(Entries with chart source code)
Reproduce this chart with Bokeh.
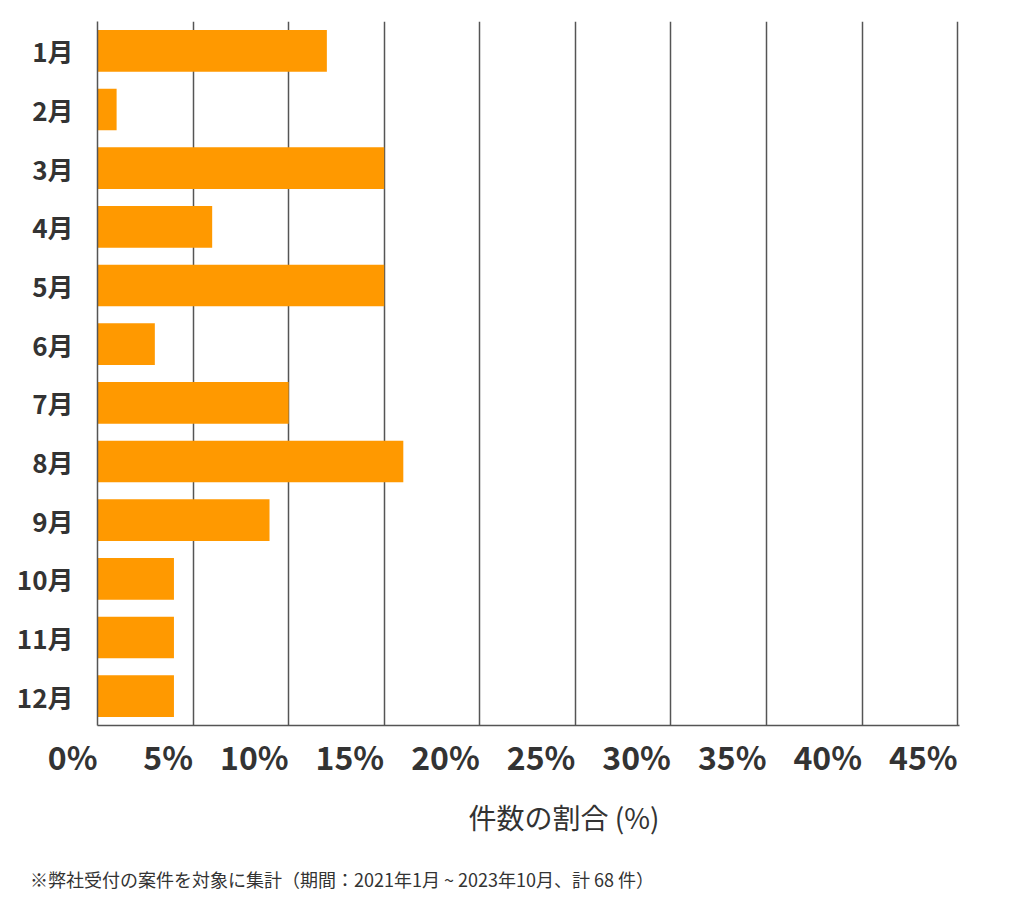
from bokeh.plotting import figure
from bokeh.layouts import column
from bokeh.models import ColumnDataSource, FactorRange, Range1d, FixedTicker, Title, Div
from bokeh.embed import file_html
from bokeh.resources import INLINE

# data (percent of cases per month)
months = ["1月", "2月", "3月", "4月", "5月", "6月", "7月", "8月", "9月", "10月", "11月", "12月"]
shares = [12, 1, 15, 6, 15, 3, 10, 16, 9, 4, 4, 4]
x_ticks = [0, 5, 10, 15, 20, 25, 30, 35, 40, 45]
x_title = "件数の割合 (%)"
note = "※弊社受付の案件を対象に集計（期間：2021年1月 ~ 2023年10月、計 68 件）"

FONT = "Noto Sans CJK JP"
TEXT = "#333333"
LINE = "#555555"
BAR = "#FF9900"

source = ColumnDataSource(data=dict(month=months, share=shares))

fig = figure(width=1016, height=840, output_backend="svg", toolbar_location=None,
             y_range=FactorRange(factors=months[::-1], range_padding=0),
             x_range=Range1d(0, 45.1),
             min_border_left=97, min_border_right=57, min_border_top=21, min_border_bottom=115)
fig.outline_line_color = None

fig.hbar(y="month", right="share", left=0, height=0.71, source=source,
         fill_color=BAR, line_color=None)

# x axis (tiny angle -> labels end at the tick, as in the reference)
fig.xaxis.ticker = FixedTicker(ticks=x_ticks)
fig.xaxis.major_label_overrides = {t: "%d%%" % t for t in x_ticks}
fig.xaxis.major_label_orientation = 0.0001
fig.xaxis.major_label_text_font = FONT
fig.xaxis.major_label_text_font_style = "bold"
fig.xaxis.major_label_text_font_size = "32px"
fig.xaxis.major_label_text_color = TEXT
fig.xaxis.major_label_standoff = 24
fig.xaxis.major_tick_line_color = None
fig.xaxis.minor_tick_line_color = None
fig.xaxis.axis_line_color = LINE
fig.xaxis.axis_line_width = 1.5

# y axis
fig.yaxis.major_label_text_font = FONT
fig.yaxis.major_label_text_font_style = "bold"
fig.yaxis.major_label_text_font_size = "26px"
fig.yaxis.major_label_text_color = TEXT
fig.yaxis.major_label_standoff = 18
fig.yaxis.major_tick_line_color = None
fig.yaxis.axis_line_color = LINE
fig.yaxis.axis_line_width = 1.5

fig.xgrid.ticker = FixedTicker(ticks=x_ticks)
fig.xgrid.grid_line_color = LINE
fig.xgrid.grid_line_width = 1.5
fig.ygrid.grid_line_color = None

# axis title
fig.add_layout(Title(text=x_title, align="left", offset=371, standoff=-19,
                     text_font=FONT, text_font_size="28px", text_font_style="normal",
                     text_color=TEXT), "below")

# footnote
foot = Div(text=note, width=980, height=50, margin=(26, 0, 0, 30),
           styles={"font-family": FONT, "font-size": "18px", "color": TEXT,
                   "line-height": "27px", "white-space": "nowrap"})

p = column(fig, foot, spacing=0)

open("out.html", "w").write(file_html(p, INLINE))
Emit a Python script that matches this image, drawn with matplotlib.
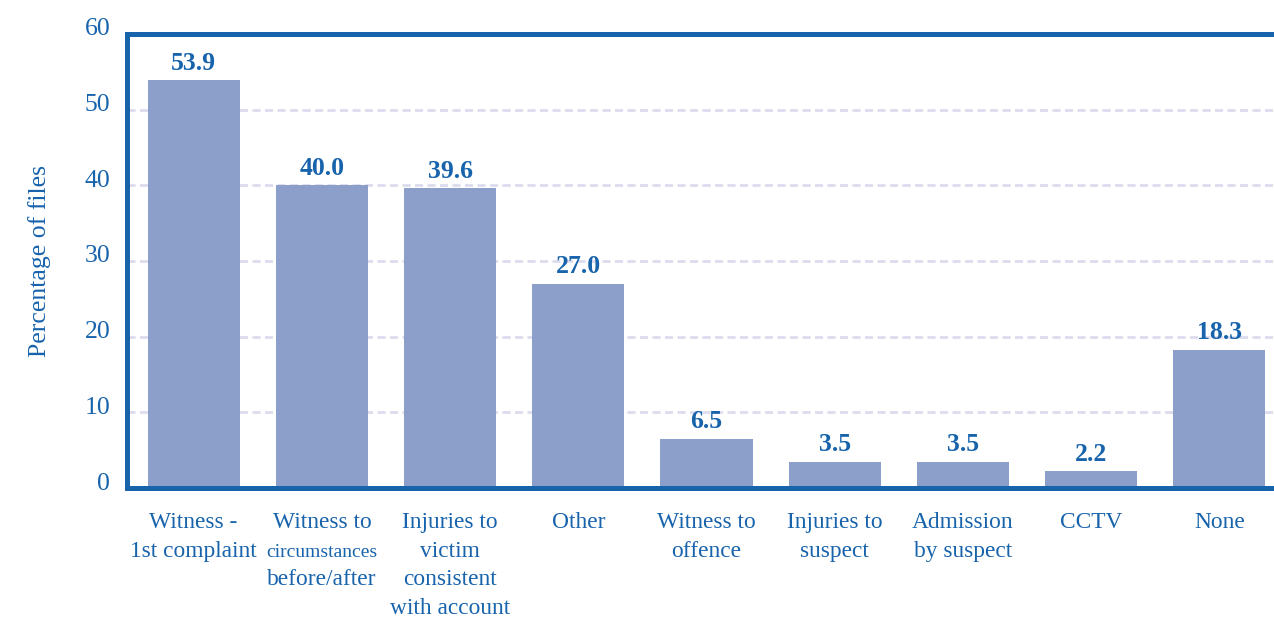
import matplotlib
matplotlib.use("Agg")
import matplotlib.pyplot as plt
import matplotlib.transforms as mtransforms

plt.rcParams['font.family'] = ['Liberation Serif', 'DejaVu Serif']

# Evidence types and share of files (%)
categories = [
    ["Witness -", "1st complaint"],
    ["Witness to", "circumstances", "before/after"],
    ["Injuries to", "victim", "consistent", "with account"],
    ["Other"],
    ["Witness to", "offence"],
    ["Injuries to", "suspect"],
    ["Admission", "by suspect"],
    ["CCTV"],
    ["None"],
]
values = [53.9, 40.0, 39.6, 27.0, 6.5, 3.5, 3.5, 2.2, 18.3]
yticks = [0, 10, 20, 30, 40, 50, 60]

BLUE = "#1763AC"
BAR = "#8C9FCB"
GRID = "#DCDCEE"

fig = plt.figure(figsize=(12.74, 6.18), dpi=100)
W, H = 1274, 618
left_px, right_px, top_px, bot_px = 127, 1286, 34, 488
ax = fig.add_axes([left_px / W, 1 - bot_px / H,
                   (right_px - left_px) / W, (bot_px - top_px) / H])

x = list(range(len(values)))
ax.bar(x, values, width=0.72, color=BAR, zorder=2)
ax.set_xlim(-0.52, len(values) - 1 + 0.52)
ax.set_ylim(0, 60)

# Dashed horizontal grid
for t in yticks[1:-1]:
    ax.axhline(t, color=GRID, lw=2.0, ls=(0, (2.9, 1.6)), zorder=1)

for side in ["left", "top", "bottom", "right"]:
    ax.spines[side].set_color(BLUE)
    ax.spines[side].set_linewidth(3.6)
ax.spines["right"].set_visible(False)

ax.set_yticks(yticks)
ax.set_yticklabels([str(t) for t in yticks], fontsize=18.5, color=BLUE)
ax.tick_params(axis="y", length=0, pad=12)
offset = mtransforms.ScaledTranslation(0, 7 / 100, fig.dpi_scale_trans)
for lab in ax.get_yticklabels():
    lab.set_transform(lab.get_transform() + offset)
ax.set_xticks([])

ax.set_ylabel("Percentage of files", fontsize=18.5, color=BLUE, labelpad=24)

# Value labels above bars
for xi, v in zip(x, values):
    ax.annotate(f"{v:.1f}", (xi, v), xytext=(0, 4), textcoords="offset points",
                ha="center", va="bottom", fontsize=18.5, fontweight="bold",
                color=BLUE)

# Category labels under the axis, one text per line on a common baseline
trans = mtransforms.blended_transform_factory(ax.transData, fig.transFigure)
line_px = 28.6
for xi, lines in zip(x, categories):
    for j, line in enumerate(lines):
        size = 14 if line == "circumstances" else 16.8
        ypx = 528 + j * line_px
        ax.text(xi, 1 - ypx / H, line, transform=trans, ha="center",
                va="baseline", fontsize=size, color=BLUE, clip_on=False)

fig.savefig("out.png", dpi=100)
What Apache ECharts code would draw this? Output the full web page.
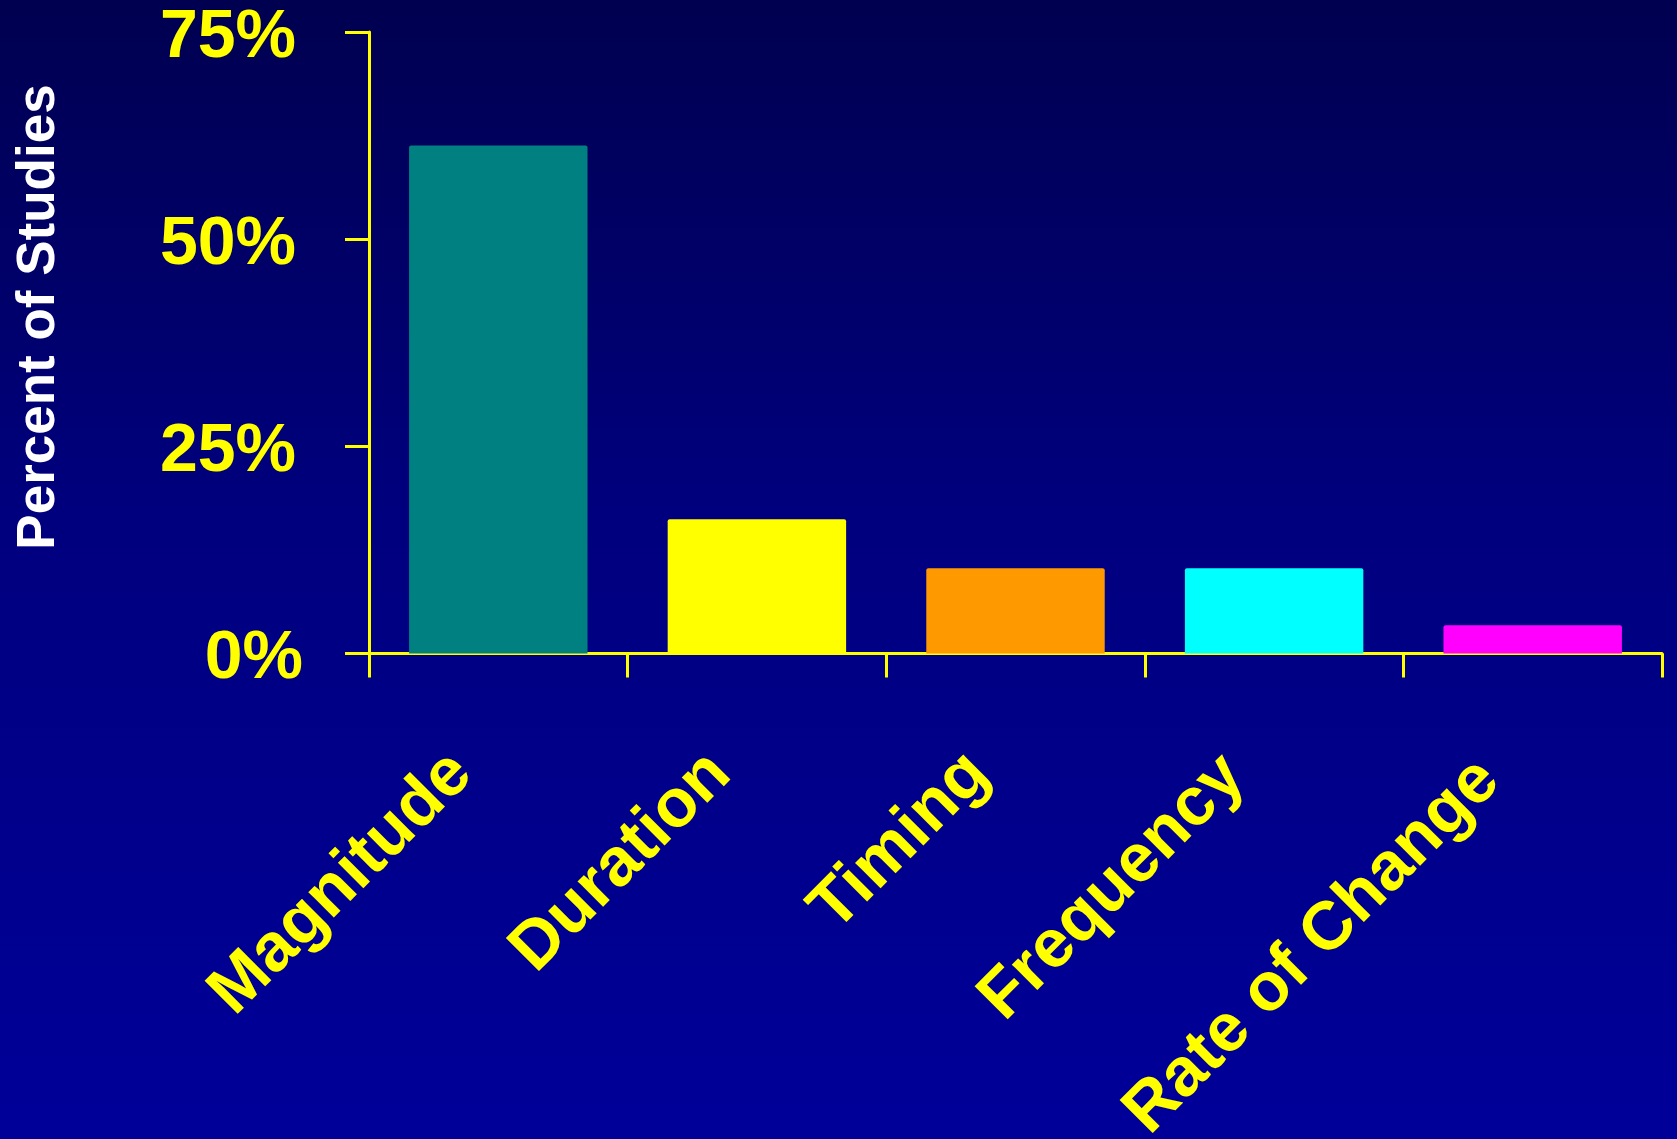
<!DOCTYPE html>
<html>
<head>
<meta charset="utf-8">
<title>Percent of Studies</title>
<script src="https://cdn.jsdelivr.net/npm/echarts@6/dist/echarts.min.js"></script>
<style>
  html, body { margin: 0; padding: 0; }
  #chart { width: 1677px; height: 1139px; }
</style>
</head>
<body>
<div id="chart"></div>
<script>
// Aspects of change examined, share of studies (%)
const categories = ['Magnitude', 'Duration', 'Timing', 'Frequency', 'Rate of Change'];
const percentOfStudies = [61.3, 16.2, 10.3, 10.3, 3.4];
const barColors = ['#008080', '#FFFF00', '#FF9900', '#00FFFF', '#FF00FF'];
const yTicks = [0, 25, 50, 75];

const FONT = '"Liberation Sans", Arial, Helvetica, sans-serif';
const YELLOW = '#FFFF00';

// extra shift of the slanted category labels toward the lower left
const labelShift = [52, 52, 52, 56, 62];

const chart = echarts.init(document.getElementById('chart'), null, { renderer: 'canvas' });

chart.setOption({
  backgroundColor: {
    type: 'linear', x: 0, y: 0, x2: 0, y2: 1,
    colorStops: [
      { offset: 0, color: '#000050' },
      { offset: 0.45, color: '#00007E' },
      { offset: 1, color: '#000099' }
    ]
  },
  animation: false,
  grid: {
    left: 369, top: 32, right: 15, bottom: 485.5,
    containLabel: false,
    outerBoundsMode: 'none'
  },
  graphic: [{
    type: 'text',
    x: 39,
    y: 317,
    rotation: Math.PI / 2,
    style: {
      text: 'Percent of Studies',
      fill: '#FFFFFF',
      font: 'bold 53px ' + FONT,
      textAlign: 'center',
      textVerticalAlign: 'middle'
    }
  }],
  xAxis: {
    type: 'category',
    data: categories.map(function (c, i) {
      return { value: c, textStyle: { padding: [0, labelShift[i], labelShift[i] * 2, 0] } };
    }),
    boundaryGap: true,
    axisLine: { show: true, lineStyle: { color: YELLOW, width: 3 } },
    axisTick: { show: true, alignWithLabel: false, length: 24, lineStyle: { color: YELLOW, width: 3 } },
    axisLabel: {
      interval: 0,
      rotate: 45,
      margin: 73,
      color: YELLOW,
      fontFamily: FONT,
      fontWeight: 'bold',
      fontSize: 68,
      align: 'right',
      verticalAlign: 'middle',
      padding: [0, 52, 104, 0],
      hideOverlap: false
    },
    splitLine: { show: false }
  },
  yAxis: {
    type: 'value',
    min: yTicks[0],
    max: yTicks[yTicks.length - 1],
    interval: 25,
    axisLine: { show: true, lineStyle: { color: YELLOW, width: 3 } },
    axisTick: { show: true, length: 24, lineStyle: { color: YELLOW, width: 3 } },
    splitLine: { show: false },
    axisLabel: {
      margin: 66,
      color: YELLOW,
      fontFamily: FONT,
      fontWeight: 'bold',
      fontSize: 68,
      verticalAlign: 'middle',
      padding: [12, 0, 0, 0],
      formatter: function (v) {
        return v === 0 ? '{z|' + v + '%}' : '{n|' + v + '%}';
      },
      rich: {
        z: { color: YELLOW, fontFamily: FONT, fontWeight: 'bold', fontSize: 68 },
        n: { color: YELLOW, fontFamily: FONT, fontWeight: 'bold', fontSize: 68, padding: [0, 7, 0, 0] }
      }
    }
  },
  series: [{
    type: 'bar',
    data: percentOfStudies.map(function (v, i) {
      return { value: v, itemStyle: { color: barColors[i] } };
    }),
    barCategoryGap: '31%',
    itemStyle: { borderRadius: [2, 2, 0, 0] },
    z: 1
  }]
});
</script>
</body>
</html>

• [PROBLEM REQUIREMENTS]: Both the first line of the records above and the line containing "fill_color=BAR, line_color=None)" belong in the copy; please return them and every line between, exactly, minus the pictures.

• [OUTPUT BELOW]:
Reproduce this chart with Bokeh.
from bokeh.plotting import figure
from bokeh.layouts import column
from bokeh.models import ColumnDataSource, FactorRange, Range1d, FixedTicker, Title, Div
from bokeh.embed import file_html
from bokeh.resources import INLINE

# data (percent of cases per month)
months = ["1月", "2月", "3月", "4月", "5月", "6月", "7月", "8月", "9月", "10月", "11月", "12月"]
shares = [12, 1, 15, 6, 15, 3, 10, 16, 9, 4, 4, 4]
x_ticks = [0, 5, 10, 15, 20, 25, 30, 35, 40, 45]
x_title = "件数の割合 (%)"
note = "※弊社受付の案件を対象に集計（期間：2021年1月 ~ 2023年10月、計 68 件）"

FONT = "Noto Sans CJK JP"
TEXT = "#333333"
LINE = "#555555"
BAR = "#FF9900"

source = ColumnDataSource(data=dict(month=months, share=shares))

fig = figure(width=1016, height=840, output_backend="svg", toolbar_location=None,
             y_range=FactorRange(factors=months[::-1], range_padding=0),
             x_range=Range1d(0, 45.1),
             min_border_left=97, min_border_right=57, min_border_top=21, min_border_bottom=115)
fig.outline_line_color = None

fig.hbar(y="month", right="share", left=0, height=0.71, source=source,
         fill_color=BAR, line_color=None)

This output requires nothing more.